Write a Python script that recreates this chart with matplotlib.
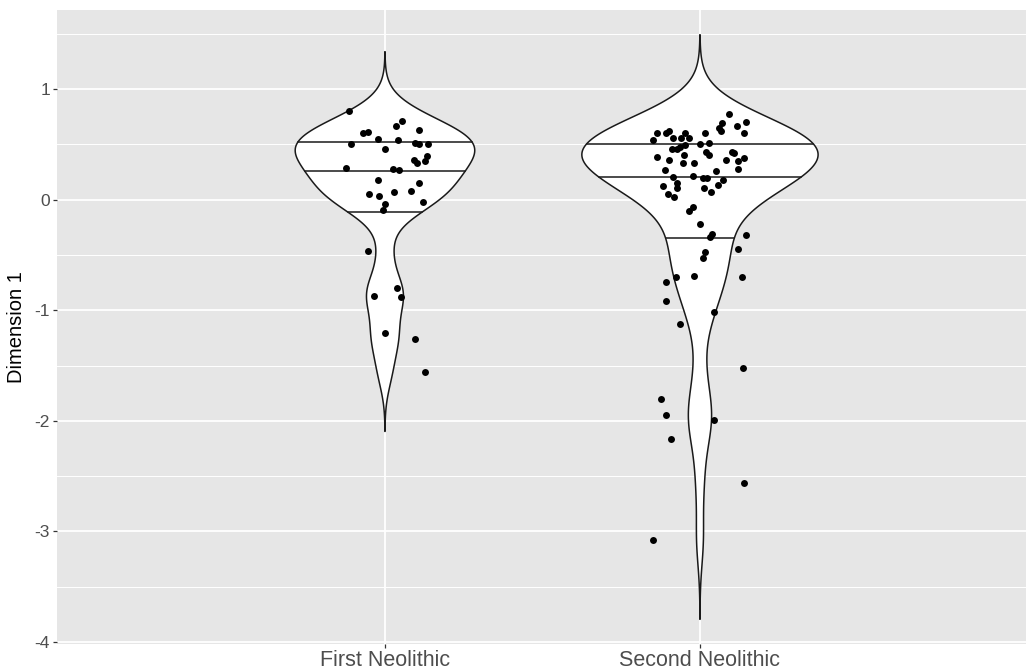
import numpy as np
import matplotlib
matplotlib.use("Agg")
import matplotlib.pyplot as plt

# ---- data -------------------------------------------------------------
groups = ["First Neolithic", "Second Neolithic"]

first_dim1 = [0.798, 0.708, 0.663, 0.605, 0.614, 0.627, 0.548, 0.539, 0.503,
              0.514, 0.503, 0.503, 0.455, 0.394, 0.358, 0.331, 0.349, 0.283,
              0.274, 0.265, 0.177, 0.150, 0.051, 0.030, 0.066, 0.080, -0.022,
              -0.037, -0.091, -0.467, -0.797, -0.869, -0.883, -1.206, -1.260,
              -1.556]
first_jitter = [-0.113, 0.054, 0.036, -0.071, -0.055, 0.109, -0.021, 0.040,
                -0.108, 0.095, 0.109, 0.137, 0.000, 0.133, 0.092, 0.101, 0.127,
                -0.125, 0.024, 0.045, -0.021, 0.108, -0.050, -0.018, 0.029,
                0.083, 0.121, 0.000, -0.007, -0.054, 0.039, -0.036, 0.050,
                0.000, 0.096, 0.128]

second_dim1 = [0.771, 0.702, 0.693, 0.663, 0.650, 0.620, 0.599, 0.602, 0.602,
               0.620, 0.602, 0.605, 0.542, 0.554, 0.554, 0.560, 0.494, 0.505,
               0.514, 0.478, 0.458, 0.455, 0.428, 0.403, 0.433, 0.419, 0.403,
               0.385, 0.355, 0.328, 0.334, 0.355, 0.346, 0.373, 0.265, 0.274,
               0.256, 0.207, 0.211, 0.198, 0.198, 0.177, 0.147, 0.120, 0.102,
               0.108, 0.132, 0.048, 0.026, 0.071, -0.070, -0.106, -0.223,
               -0.308, -0.338, -0.323, -0.447, -0.476, -0.528, -0.697, -0.691,
               -0.703, -0.748, -0.914, -1.019, -1.125, -1.523, -1.803, -1.950,
               -1.990, -2.167, -2.562, -3.075]
second_jitter = [0.092, 0.146, 0.070, 0.118, 0.060, 0.067, 0.139, -0.136,
                 -0.108, -0.097, -0.048, 0.016, -0.148, -0.087, -0.060, -0.034,
                 -0.047, 0.001, 0.030, -0.063, -0.089, -0.072, 0.019, 0.030,
                 0.101, 0.109, -0.050, -0.137, -0.097, -0.055, -0.020, 0.082,
                 0.122, 0.139, -0.111, 0.120, 0.052, -0.085, -0.022, 0.009,
                 0.023, 0.074, -0.074, -0.117, -0.074, 0.012, 0.056, -0.103,
                 -0.083, 0.035, -0.022, -0.036, 0.001, 0.037, 0.033, 0.145,
                 0.120, 0.017, 0.010, -0.077, -0.020, 0.135, -0.107, -0.107,
                 0.044, -0.064, 0.137, -0.124, -0.109, 0.044, -0.092, 0.139,
                 -0.150]

quantiles = [0.25, 0.5, 0.75]
y_ticks = [-4, -3, -2, -1, 0, 1]


# ---- density helpers (R-style gaussian kernel, bw.nrd0, cut = 3) --------
def bw_nrd0(x):
    x = np.asarray(x, float)
    sd = np.std(x, ddof=1)
    q75, q25 = np.percentile(x, [75, 25])
    lo = min(sd, (q75 - q25) / 1.34)
    return 0.9 * lo * len(x) ** -0.2


def violin_density(x, adjust=1.0, cut=3, n=512):
    x = np.asarray(x, float)
    bw = bw_nrd0(x) * adjust
    grid = np.linspace(x.min() - cut * bw, x.max() + cut * bw, n)
    z = (grid[:, None] - x[None, :]) / bw
    dens = np.exp(-0.5 * z ** 2).sum(axis=1) / (len(x) * bw * np.sqrt(2 * np.pi))
    return grid, dens


# ---- figure -------------------------------------------------------------
plt.rcParams["font.family"] = ["Liberation Sans", "DejaVu Sans"]
fig = plt.figure(figsize=(10.26, 6.71), dpi=100)
ax = fig.add_axes([0.0556, 0.0402, 0.9444, 0.9456])
ax.set_facecolor("#E6E6E6")

values = [first_dim1, second_dim1]
jitters = [first_jitter, second_jitter]
positions = [1, 2]
half_widths = [0.285, 0.375]   # widest half-width of each violin (x units)

for pos, v, hw in zip(positions, values, half_widths):
    grid, dens = violin_density(v, adjust=1.03)
    half = dens / dens.max() * hw
    xs = np.concatenate([pos - half, (pos + half)[::-1]])
    ys = np.concatenate([grid, grid[::-1]])
    ax.fill(xs, ys, facecolor="white", edgecolor="#1a1a1a", linewidth=1.1,
            zorder=3)
    cdf = np.cumsum(dens) / dens.sum()
    for q in quantiles:
        yq = np.interp(q, cdf, grid)
        wq = np.interp(yq, grid, half)
        ax.plot([pos - wq, pos + wq], [yq, yq], color="#1a1a1a",
                linewidth=1.1, zorder=4)

for pos, v, j in zip(positions, values, jitters):
    ax.scatter(pos + np.asarray(j), v, s=25, color="black", linewidths=0,
               zorder=5)

# axes, grid, ticks
ax.set_xlim(-0.041, 3.035)
ax.set_ylim(-4.018, 1.719)
ax.set_xticks(positions)
ax.set_xticklabels(groups)
ax.set_yticks(y_ticks)
ax.set_yticklabels([str(t) for t in y_ticks])
ax.set_yticks(np.arange(-3.5, 2.0, 1.0), minor=True)

ax.grid(which="major", color="white", linewidth=1.3, zorder=0)
ax.grid(which="minor", axis="y", color="white", linewidth=0.7, zorder=0)
ax.set_axisbelow(True)
for s in ax.spines.values():
    s.set_visible(False)

ax.tick_params(axis="both", which="major", length=3, width=0.9,
               color="#333333", labelcolor="#4D4D4D", labelsize=12.5, pad=2)
ax.tick_params(axis="x", labelsize=15.5, pad=1)
ax.tick_params(which="minor", length=0)
ax.set_ylabel("Dimension 1", fontsize=14.5, color="black", labelpad=6)

fig.savefig("out.png", dpi=100, facecolor="white")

_What you should do_:
What is the number of lines above that contain "matplotlib"? Answer with that number only.

_Answer for the task_:
4